§ What the task asks:
Write out each line of the listing as it stands, without the images.

§ Information supplied:

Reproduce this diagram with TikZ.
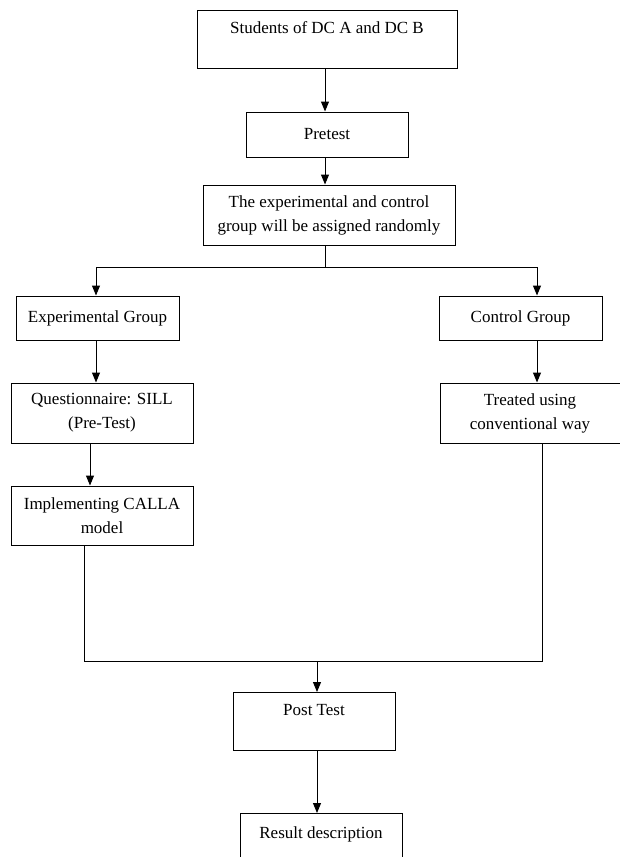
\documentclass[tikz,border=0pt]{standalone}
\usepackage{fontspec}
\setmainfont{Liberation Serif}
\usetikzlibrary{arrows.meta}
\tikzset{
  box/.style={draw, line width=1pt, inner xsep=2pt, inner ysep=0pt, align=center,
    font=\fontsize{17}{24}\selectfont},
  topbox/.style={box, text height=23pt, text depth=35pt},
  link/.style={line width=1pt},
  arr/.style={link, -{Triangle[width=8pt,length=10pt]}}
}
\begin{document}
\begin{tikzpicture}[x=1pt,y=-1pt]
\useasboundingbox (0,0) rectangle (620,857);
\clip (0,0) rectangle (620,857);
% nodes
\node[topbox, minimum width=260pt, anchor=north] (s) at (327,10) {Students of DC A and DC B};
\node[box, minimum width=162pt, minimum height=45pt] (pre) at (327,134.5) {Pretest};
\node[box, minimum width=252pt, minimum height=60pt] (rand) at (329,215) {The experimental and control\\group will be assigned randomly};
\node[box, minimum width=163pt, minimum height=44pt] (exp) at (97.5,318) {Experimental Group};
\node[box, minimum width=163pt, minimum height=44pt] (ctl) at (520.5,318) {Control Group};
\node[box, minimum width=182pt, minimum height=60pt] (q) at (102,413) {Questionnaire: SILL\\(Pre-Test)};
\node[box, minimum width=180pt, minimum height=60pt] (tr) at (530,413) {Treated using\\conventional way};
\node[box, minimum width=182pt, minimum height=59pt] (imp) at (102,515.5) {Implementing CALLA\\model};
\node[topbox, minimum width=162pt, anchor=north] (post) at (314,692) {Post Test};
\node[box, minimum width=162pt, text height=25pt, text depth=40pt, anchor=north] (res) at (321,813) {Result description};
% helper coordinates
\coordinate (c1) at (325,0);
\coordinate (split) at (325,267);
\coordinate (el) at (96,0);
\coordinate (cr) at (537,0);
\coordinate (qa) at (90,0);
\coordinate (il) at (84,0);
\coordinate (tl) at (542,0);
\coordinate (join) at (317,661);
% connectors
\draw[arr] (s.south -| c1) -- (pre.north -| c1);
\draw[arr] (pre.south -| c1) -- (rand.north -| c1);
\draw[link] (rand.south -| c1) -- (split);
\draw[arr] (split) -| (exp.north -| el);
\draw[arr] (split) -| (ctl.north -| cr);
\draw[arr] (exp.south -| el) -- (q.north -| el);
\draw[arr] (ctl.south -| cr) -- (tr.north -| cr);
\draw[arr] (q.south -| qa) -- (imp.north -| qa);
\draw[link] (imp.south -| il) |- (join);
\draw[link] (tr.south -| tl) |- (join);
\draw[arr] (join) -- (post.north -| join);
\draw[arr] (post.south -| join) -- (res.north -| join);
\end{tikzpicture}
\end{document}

§ Exercise solution:
Reproduce this diagram with TikZ.
\documentclass[tikz,border=0pt]{standalone}
\usepackage{fontspec}
\setmainfont{Liberation Serif}
\usetikzlibrary{arrows.meta}
\tikzset{
  box/.style={draw, line width=1pt, inner xsep=2pt, inner ysep=0pt, align=center,
    font=\fontsize{17}{24}\selectfont},
  topbox/.style={box, text height=23pt, text depth=35pt},
  link/.style={line width=1pt},
  arr/.style={link, -{Triangle[width=8pt,length=10pt]}}
}
\begin{document}
\begin{tikzpicture}[x=1pt,y=-1pt]
\useasboundingbox (0,0) rectangle (620,857);
\clip (0,0) rectangle (620,857);
% nodes
\node[topbox, minimum width=260pt, anchor=north] (s) at (327,10) {Students of DC A and DC B};
\node[box, minimum width=162pt, minimum height=45pt] (pre) at (327,134.5) {Pretest};
\node[box, minimum width=252pt, minimum height=60pt] (rand) at (329,215) {The experimental and control\\group will be assigned randomly};
\node[box, minimum width=163pt, minimum height=44pt] (exp) at (97.5,318) {Experimental Group};
\node[box, minimum width=163pt, minimum height=44pt] (ctl) at (520.5,318) {Control Group};
\node[box, minimum width=182pt, minimum height=60pt] (q) at (102,413) {Questionnaire: SILL\\(Pre-Test)};
\node[box, minimum width=180pt, minimum height=60pt] (tr) at (530,413) {Treated using\\conventional way};
\node[box, minimum width=182pt, minimum height=59pt] (imp) at (102,515.5) {Implementing CALLA\\model};
\node[topbox, minimum width=162pt, anchor=north] (post) at (314,692) {Post Test};
\node[box, minimum width=162pt, text height=25pt, text depth=40pt, anchor=north] (res) at (321,813) {Result description};
% helper coordinates
\coordinate (c1) at (325,0);
\coordinate (split) at (325,267);
\coordinate (el) at (96,0);
\coordinate (cr) at (537,0);
\coordinate (qa) at (90,0);
\coordinate (il) at (84,0);
\coordinate (tl) at (542,0);
\coordinate (join) at (317,661);
% connectors
\draw[arr] (s.south -| c1) -- (pre.north -| c1);
\draw[arr] (pre.south -| c1) -- (rand.north -| c1);
\draw[link] (rand.south -| c1) -- (split);
\draw[arr] (split) -| (exp.north -| el);
\draw[arr] (split) -| (ctl.north -| cr);
\draw[arr] (exp.south -| el) -- (q.north -| el);
\draw[arr] (ctl.south -| cr) -- (tr.north -| cr);
\draw[arr] (q.south -| qa) -- (imp.north -| qa);
\draw[link] (imp.south -| il) |- (join);
\draw[link] (tr.south -| tl) |- (join);
\draw[arr] (join) -- (post.north -| join);
\draw[arr] (post.south -| join) -- (res.north -| join);
\end{tikzpicture}
\end{document}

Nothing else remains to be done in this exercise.